Wednesday, April 10, 2019

Wed. or Thur. - Lamentations 1 - Many Sighs from a Forsaken City



J
EREMIAH, the weeping prophet, eventually found himself weeping and lamenting over an empty city. A lamentation is an expression of sorrow. Jeremiah was full of sorrow as he looked at the strewn destruction that had once been Zion, the beautiful city of the Great King (Psalm 48:2). It was a sad and solitary scene. Jeremiah likened his beloved city to a widow in deep debt. The saddest part of it all was that it was all completely preventable. If the citizens of Jerusalem hadn't sinned against Jehovah for decade after decade, He wouldn't have been driven to the point of such wrath against His own city.

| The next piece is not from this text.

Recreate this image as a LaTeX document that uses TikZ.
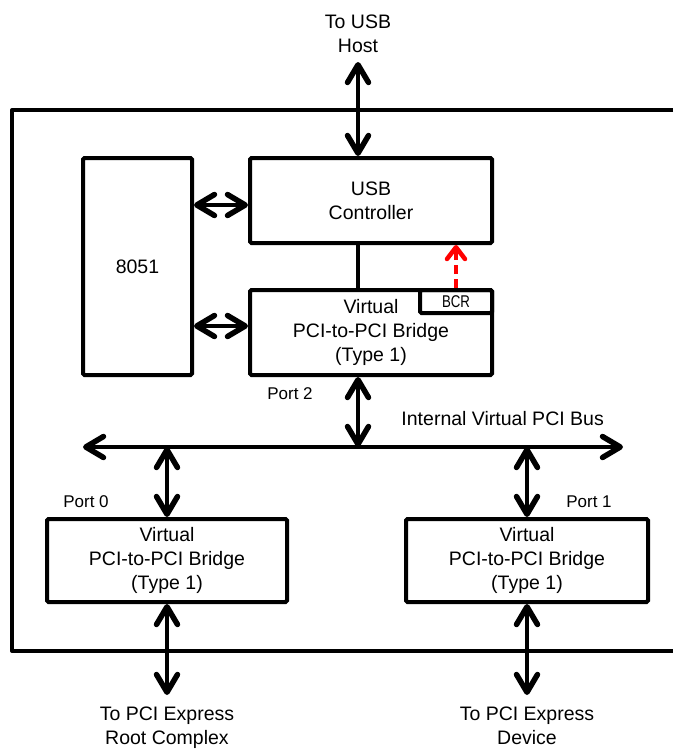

But they did sin... and so, according to Jeremiah, it was as if the forsaken city sat in stillness sighing, and sighing again, again and again (Lamentations 1:8, 11, 21 & 22). It was a city with no defender and no comforter (Lamentations 1:9). The walls were torn down, the temple was gone, the population was almost nonexistent, and the ruins of the city groaned with intense sorrow. Especially if we had seen Jerusalem during its glory days, a glimpse of the city after Nebuchadnezzar was done with it would cause us to say, "What a horridly sad and appalling sight!" (Lamentations 1:17). We would sigh at the hopelessness of the scene.